Dada a suma importância da oração na vida do católico, passaremos a transcrever nesta seção alguns trechos escolhidos do livro A vida espiritual. Segue um tópico explicando no que consiste orar.
A oração é, para o homem, a origem de todo bem. Daí se infere que saber orar, dar à oração o devido apreço, entregar-nos à sua prática com zelo e fervor é, para o tempo como para a eternidade, um tesouro de valor inestimável.
Orar é tudo o que há de mais simples, e a primeira razão disso é a própria necessidade que temos da oração.
Para orar, não é mister talento excepcional, eloqüência, dinheiro nem recomendação de espécie alguma. Até a devoção sensível não é necessária; a doçura, a consolação, são coisas acessórias e não dependem de nós. Se Deus no-las der, devemos recebê-las com reconhecimento, porquanto tornam a oração mais agradável. Orar, não obstante a aridez, é sempre orar. Consolados ou não, cumpre fazê-lo.
Para isso, basta o conhecimento de Deus e de nós mesmos, saber o que Ele é e o que somos nós, como infinita é sua bondade e quão profunda a nossa miséria.
Para orar, uma única coisa é necessária: a fé, instruída pelo catecismo.
As palavras serão ditadas pelas nossas próprias necessidades. Poucas idéias (quanto menos numerosas, melhor será), alguns desejos, e finalmente umas palavras saídas do coração — porque, se assim não for, não há oração propriamente dita —, eis tudo o que é preciso.

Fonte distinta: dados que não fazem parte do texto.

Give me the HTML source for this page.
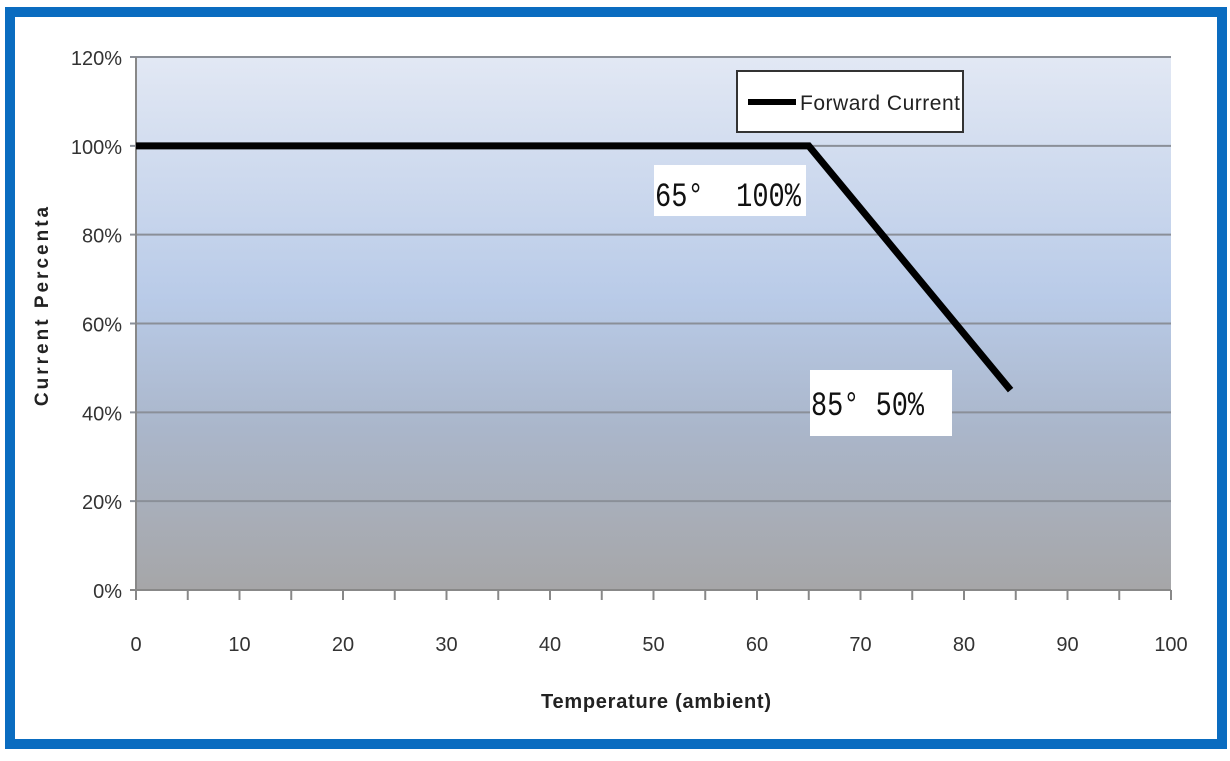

Haverá, por acaso, um homem que não tenha um só pensamento, um único desejo? Pois bem, é apenas disso que precisamos para empreender o nobre trabalho da oração. A graça, Deus no-la dá, de bom grado, a todos e a cada um em particular.
Por conseguinte, orar é simplesmente falar com Deus. É conversar com Ele mediante a adoração, o louvor, a súplica. […]
Durante a oração, o nosso proceder deve ser idêntico ao que temos relativamente a um amigo íntimo e querido. A ele confiamos com sinceridade o que nos vai na alma: dissabores ou alegrias, esperanças e receios. Dele recebemos conselhos e avisos, auxílio e conforto. Com ele decidimos os mais importantes negócios, singelamente e quase sempre sem que a sensibilidade se manifeste de forma alguma. E isto não obsta a que tudo seja tratado séria e lealmente. É assim que, na oração, devemos ser para com Deus. Quanto maior for a nossa simplicidade, tanto melhor será: demos largas ao coração.
Se muitas vezes a oração nos parece penosa e difícil, é culpa nossa. É porque não sabemos como nos portar, e fazemos dela uma idéia errônea. Manifestemos a Deus os sentimentos de nossa alma; digamos as coisas tais como se apresentam, e a oração será sempre proveitosa. Todo caminho leva a Roma, diz o adágio, e toda idéia abre o seu caminho para chegar a Deus.
Só saberemos orar quando o fizermos simplesmente. Que nos adianta dirigir ao Senhor discursos sublimes ou torneados? Se acontecer que nenhuma idéia nos venha à mente, tenhamos a simplicidade de expor essa mesma nossa indigência. É isto ainda orar, glorificar a Deus e expressamente advogar a nossa causa.